Named after the heroic warrior queen of the ancient British Iceni tribe, the 800-passenger Boudicca is a regal ship with an unpretentious, multicultural blend of English and Norwegian styles, mostly Filipino staff, and Scandinavian officers. Comfortable and offering adequate food and facilities, the vessel has been refitted multiple times, but at over 30 years, it's beginning to show signs of age and diminishing standards. Cutbacks in food variety, paper napkins, packaged condiments, crowded buffets, and overloaded boats are not royal by any means. If you can manage the creaking joints and churning engines, hop aboard to enjoy a traditional cruising experience—delightful lounges, teak promenade decks, and wheelchair-accessible cabins are a plus.

Built for luxurious, long-distance cruises and refitted in 2006, Boudicca retains much of her grace and style. As on sister ship Black Watch, passengers have plenty of space on deck and inside, as well as two swimming pools, a large fitness center, and spa. Like her sister ship, she has an Observatory lounge high atop the ship to supplement the art deco Lido Lounge, a popular spot for leisurely drinks, conversation, and dancing. Budding artists enjoy the Crafts Room where hands-on activity sessions are held.
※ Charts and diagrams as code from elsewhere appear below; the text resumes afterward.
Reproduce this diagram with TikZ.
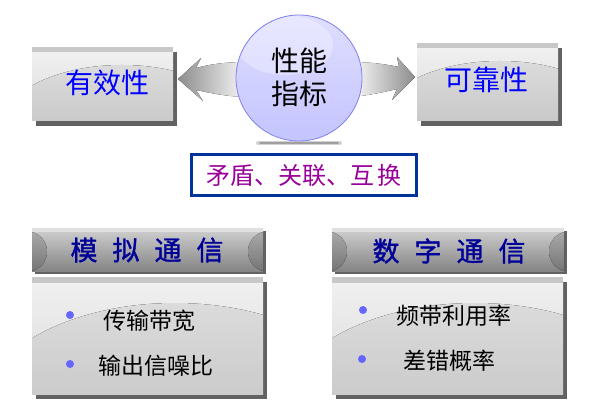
\documentclass[tikz,border=0pt]{standalone}
\usepackage{fontspec}
\setmainfont{Noto Sans CJK SC}
\newfontfamily\cjkb[FakeBold=1.2]{Noto Sans CJK SC}
\definecolor{shadowgray}{HTML}{626262}
\definecolor{stripgray}{HTML}{C8C8C8}
\definecolor{txtblue}{HTML}{0000FF}
\definecolor{hdrblue}{HTML}{000099}
\definecolor{frameblue}{HTML}{003399}
\definecolor{txtpurple}{HTML}{990099}
\definecolor{bulletblue}{HTML}{6666FF}
\definecolor{circfill}{HTML}{C4C4FF}
\definecolor{circline}{HTML}{8080F0}
\tikzset{
  lbl/.style={font=\fontsize{28}{32}\selectfont, text=txtblue, inner sep=0pt},
  hdr/.style={font=\cjkb\fontsize{27}{30}\selectfont, text=hdrblue, inner sep=0pt},
  item/.style={font=\fontsize{23}{26}\selectfont, text=black, inner sep=0pt},
  bullet/.style={circle, fill=bulletblue, minimum size=8pt, inner sep=0pt},
  upper/.style={top color=white!94!black, bottom color=white!86!black},
  lower/.style={top color=white!86!black, bottom color=white!70!black},
}
\newcommand{\panel}[5]{% x1 y1 x2 y2 arc: ellipse spec
  \fill[shadowgray] (#1+4,#2+5) rectangle (#3+4,#4+5);
  \fill[stripgray] (#1,#2) rectangle (#3,#2+6);
  \fill[upper] (#1,#2+6) rectangle (#3,#4);
  \begin{scope}
    \clip (#1,#2+6) rectangle (#3,#4);
    \fill[lower] #5;
  \end{scope}
}
\newcommand{\header}[4]{% x1 y1 x2 y2
  \fill[shadowgray] (#1+3,#2+3) rectangle (#3+3,#4+3);
  \fill[top color=white!82!black, bottom color=white!52!black] (#1,#2) rectangle (#3,#4);
  \fill[white!88!black] (#1,#2) rectangle (#3,#2+4);
  \fill[top color=white!66!black, bottom color=white!46!black]
    (#1,#2+4) .. controls (#1+20,#2+10) and (#1+20,#4-6) .. (#1,#4) -- cycle;
  \fill[top color=white!66!black, bottom color=white!46!black]
    (#3,#2+4) .. controls (#3-20,#2+10) and (#3-20,#4-6) .. (#3,#4) -- cycle;
}
\begin{document}
\begin{tikzpicture}[x=1pt,y=-1pt]
\useasboundingbox (0,0) rectangle (596,403);

% top boxes
\panel{32}{47}{173}{121}{(122,132) ellipse (125 and 67)}
\panel{417}{43}{558}{121}{(500,128) ellipse (125 and 67)}
\node[lbl] (eff) at (107,83) {有效性};
\node[lbl] (rel) at (486,80) {可靠性};

% arrows
\coordinate (ltip) at (178,79);
\coordinate (rtip) at (415,77);
\fill[left color=gray!90, right color=white]
  (ltip) -- (201,58) .. controls (198,63) .. (196,68)
  .. controls (215,63) and (230,62) .. (250,62) -- (250,97)
  .. controls (230,97) and (215,94) .. (196,90)
  .. controls (199,95) .. (203,101) -- cycle;
\fill[right color=gray!90, left color=white]
  (rtip) -- (397,57) .. controls (398,62) .. (399,67)
  .. controls (380,63) and (365,62) .. (350,62) -- (350,97)
  .. controls (365,96) and (380,93) .. (397,89)
  .. controls (395,94) .. (392,100) -- cycle;

% circle shadow
\draw[line width=4pt, gray!35, line cap=round] (258,143) -- (340,143);
\draw[line width=2pt, gray!75, line cap=round] (260,143) -- (338,143);

% circle
\node[circle, minimum size=126pt, inner sep=0pt, draw=circline, line width=0.8pt,
      top color=white!45!circfill, bottom color=circfill] (perf) at (299,78) {};
\begin{scope}
  \clip (299,78) circle (62);
  \fill[white, opacity=0.3] (285,45) ellipse (48 and 30);
\end{scope}
\node[font=\fontsize{28}{33}\selectfont, align=center, inner sep=0pt] (perft) at (299,77) {性能\\指标};

% relation box
\node[draw=frameblue, line width=3pt, fill=white, minimum width=225pt, minimum height=41pt,
      font=\fontsize{24}{28}\selectfont, text=txtpurple] (rel2) at (304,175) {矛盾、关联、互\,换};

% headers
\header{32}{228}{263}{271}
\header{332}{228}{564}{271}
\node[hdr] (ana) at (147,250) {模\hspace{15pt}拟\hspace{15pt}通\hspace{15pt}信};
\node[hdr] (dig) at (449,251) {数\hspace{15pt}字\hspace{15pt}通\hspace{15pt}信};

% bodies
\panel{32}{277}{263}{394}{(175,420) ellipse (200 and 117)}
\panel{332}{277}{563}{394}{(475,420) ellipse (200 and 117)}

\node[bullet] (b1) at (70,315) {};
\node[bullet] (b2) at (70,364) {};
\node[bullet] (b3) at (363,310) {};
\node[bullet] (b4) at (362,359) {};
\node[item] (t1) at (149,321) {传输带宽};
\node[item] (t2) at (156,366) {输出信噪比};
\node[item] (t3) at (454,316) {频带利用率};
\node[item] (t4) at (449,361) {差错概率};
\end{tikzpicture}
\end{document}
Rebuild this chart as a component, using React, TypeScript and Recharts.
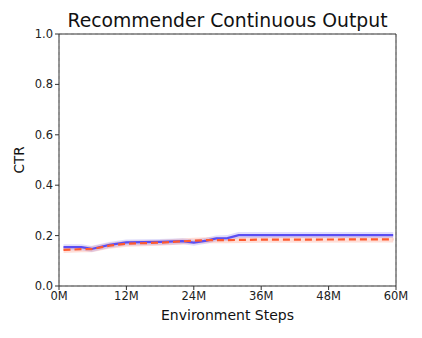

Spacious, yet intimate in scale, appropriate British historical themes are followed in each public room, lounge, and restaurant, which were designed to mimic the mood of fleetmate Black Watch. The overall feeling on Boudicca is one of comfort and tranquility; however, there is a well-equipped fitness center on board with everything from treadmills, rowing machines, and weights for energetic passengers to ballroom dancing lessons and aerobics classes, a golf net for swing practice, and a swimming pool featuring Swimex machines for swimming against the current.